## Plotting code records
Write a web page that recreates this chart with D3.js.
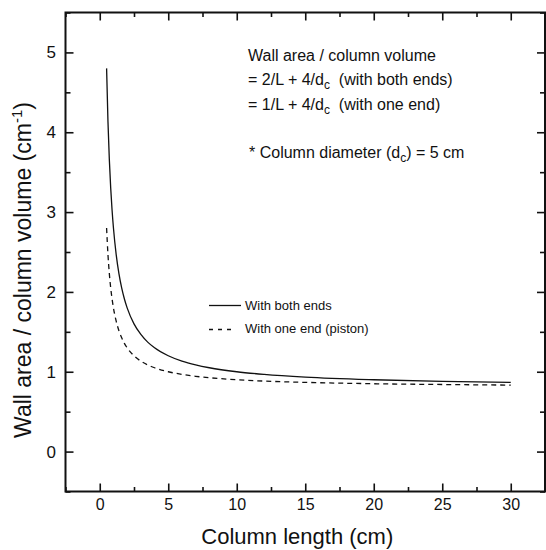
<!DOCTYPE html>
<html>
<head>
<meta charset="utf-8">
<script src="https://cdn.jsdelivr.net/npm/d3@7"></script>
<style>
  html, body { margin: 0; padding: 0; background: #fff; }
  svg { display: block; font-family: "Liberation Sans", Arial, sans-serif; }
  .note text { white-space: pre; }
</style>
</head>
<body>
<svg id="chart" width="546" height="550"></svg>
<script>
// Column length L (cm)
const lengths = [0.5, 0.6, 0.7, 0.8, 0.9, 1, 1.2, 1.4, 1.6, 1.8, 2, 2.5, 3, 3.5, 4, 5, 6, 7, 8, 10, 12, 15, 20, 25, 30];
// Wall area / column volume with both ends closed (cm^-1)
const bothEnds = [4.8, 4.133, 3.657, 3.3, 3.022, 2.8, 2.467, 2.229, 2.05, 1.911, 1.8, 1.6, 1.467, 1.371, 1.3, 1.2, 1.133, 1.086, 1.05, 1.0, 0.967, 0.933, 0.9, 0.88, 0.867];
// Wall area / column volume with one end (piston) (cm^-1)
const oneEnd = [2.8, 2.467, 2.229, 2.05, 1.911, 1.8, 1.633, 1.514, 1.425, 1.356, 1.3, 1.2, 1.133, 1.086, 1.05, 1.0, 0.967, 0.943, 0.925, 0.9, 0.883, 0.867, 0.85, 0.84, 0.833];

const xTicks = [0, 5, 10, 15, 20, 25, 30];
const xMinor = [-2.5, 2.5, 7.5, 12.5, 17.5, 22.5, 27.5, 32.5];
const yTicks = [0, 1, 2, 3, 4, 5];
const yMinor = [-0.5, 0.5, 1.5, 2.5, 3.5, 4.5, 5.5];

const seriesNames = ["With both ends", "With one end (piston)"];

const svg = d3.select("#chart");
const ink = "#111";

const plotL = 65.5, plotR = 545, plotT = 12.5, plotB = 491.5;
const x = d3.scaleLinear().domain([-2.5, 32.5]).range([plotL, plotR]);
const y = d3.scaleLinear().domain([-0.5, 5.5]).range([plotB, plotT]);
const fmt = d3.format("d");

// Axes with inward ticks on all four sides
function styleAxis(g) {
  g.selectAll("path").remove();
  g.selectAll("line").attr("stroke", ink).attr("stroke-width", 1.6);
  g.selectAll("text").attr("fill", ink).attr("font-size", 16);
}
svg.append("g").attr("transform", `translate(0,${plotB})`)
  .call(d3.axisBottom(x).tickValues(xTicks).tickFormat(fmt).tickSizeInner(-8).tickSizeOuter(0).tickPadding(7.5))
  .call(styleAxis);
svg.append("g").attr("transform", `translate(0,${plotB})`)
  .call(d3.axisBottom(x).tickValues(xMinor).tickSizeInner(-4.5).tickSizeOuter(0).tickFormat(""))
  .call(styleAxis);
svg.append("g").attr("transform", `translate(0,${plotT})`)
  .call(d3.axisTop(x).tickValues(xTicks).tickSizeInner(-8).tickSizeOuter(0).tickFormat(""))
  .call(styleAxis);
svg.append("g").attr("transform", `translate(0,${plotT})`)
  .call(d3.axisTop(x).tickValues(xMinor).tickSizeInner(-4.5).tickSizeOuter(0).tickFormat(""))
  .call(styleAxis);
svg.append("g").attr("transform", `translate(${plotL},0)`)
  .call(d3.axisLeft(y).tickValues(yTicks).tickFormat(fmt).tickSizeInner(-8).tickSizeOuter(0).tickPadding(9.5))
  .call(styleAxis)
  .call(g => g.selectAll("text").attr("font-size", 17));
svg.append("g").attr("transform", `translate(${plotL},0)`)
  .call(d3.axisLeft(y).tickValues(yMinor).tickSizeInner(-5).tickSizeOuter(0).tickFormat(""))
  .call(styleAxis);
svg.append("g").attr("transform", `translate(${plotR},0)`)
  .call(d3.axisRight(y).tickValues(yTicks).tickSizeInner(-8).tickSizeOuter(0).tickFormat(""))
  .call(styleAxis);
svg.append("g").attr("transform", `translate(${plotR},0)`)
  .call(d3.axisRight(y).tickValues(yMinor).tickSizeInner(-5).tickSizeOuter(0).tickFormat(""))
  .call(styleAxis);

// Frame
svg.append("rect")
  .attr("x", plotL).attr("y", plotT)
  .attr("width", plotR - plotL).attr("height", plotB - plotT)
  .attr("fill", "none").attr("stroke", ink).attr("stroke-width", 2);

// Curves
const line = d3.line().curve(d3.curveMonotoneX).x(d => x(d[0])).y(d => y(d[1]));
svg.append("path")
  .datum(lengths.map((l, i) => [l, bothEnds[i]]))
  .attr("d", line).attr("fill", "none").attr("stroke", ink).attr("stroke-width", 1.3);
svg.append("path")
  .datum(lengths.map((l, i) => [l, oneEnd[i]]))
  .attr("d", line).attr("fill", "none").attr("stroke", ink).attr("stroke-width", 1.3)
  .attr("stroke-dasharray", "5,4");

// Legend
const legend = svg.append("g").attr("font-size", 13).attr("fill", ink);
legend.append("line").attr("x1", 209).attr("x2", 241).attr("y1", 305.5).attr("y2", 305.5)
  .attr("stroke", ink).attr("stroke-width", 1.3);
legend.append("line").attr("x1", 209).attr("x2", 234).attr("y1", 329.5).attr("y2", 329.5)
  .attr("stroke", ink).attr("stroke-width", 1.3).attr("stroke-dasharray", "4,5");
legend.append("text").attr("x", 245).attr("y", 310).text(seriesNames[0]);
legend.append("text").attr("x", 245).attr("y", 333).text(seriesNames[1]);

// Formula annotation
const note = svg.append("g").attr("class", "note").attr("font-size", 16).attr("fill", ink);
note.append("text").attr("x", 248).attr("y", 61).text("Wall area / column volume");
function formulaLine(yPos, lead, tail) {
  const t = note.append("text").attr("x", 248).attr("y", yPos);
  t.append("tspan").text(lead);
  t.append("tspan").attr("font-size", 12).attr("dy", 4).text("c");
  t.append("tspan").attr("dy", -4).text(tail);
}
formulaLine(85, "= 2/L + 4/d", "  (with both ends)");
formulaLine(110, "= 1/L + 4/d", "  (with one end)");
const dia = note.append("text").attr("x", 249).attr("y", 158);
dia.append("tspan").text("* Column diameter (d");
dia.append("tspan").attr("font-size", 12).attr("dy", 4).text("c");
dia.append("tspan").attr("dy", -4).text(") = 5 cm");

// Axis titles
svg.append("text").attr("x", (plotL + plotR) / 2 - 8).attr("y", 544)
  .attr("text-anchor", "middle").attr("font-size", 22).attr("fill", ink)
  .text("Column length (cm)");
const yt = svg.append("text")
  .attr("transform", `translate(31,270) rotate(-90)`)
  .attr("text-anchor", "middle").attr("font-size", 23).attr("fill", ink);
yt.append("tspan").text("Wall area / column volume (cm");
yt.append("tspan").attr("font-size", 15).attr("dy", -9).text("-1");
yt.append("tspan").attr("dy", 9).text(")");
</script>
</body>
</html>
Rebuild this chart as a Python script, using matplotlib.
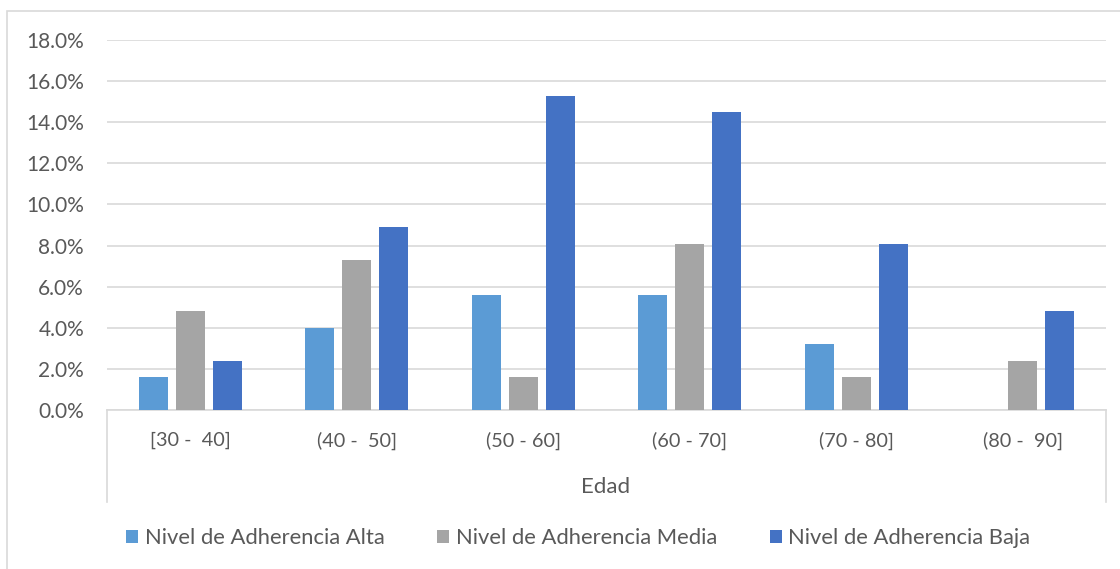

## THE TASK
Identify each line holding the string "this", and copy it out.

## ANSWER FOR THE TASK
Write a web page that recreates this chart with D3.js.
Rebuild this chart as a Python script, using matplotlib.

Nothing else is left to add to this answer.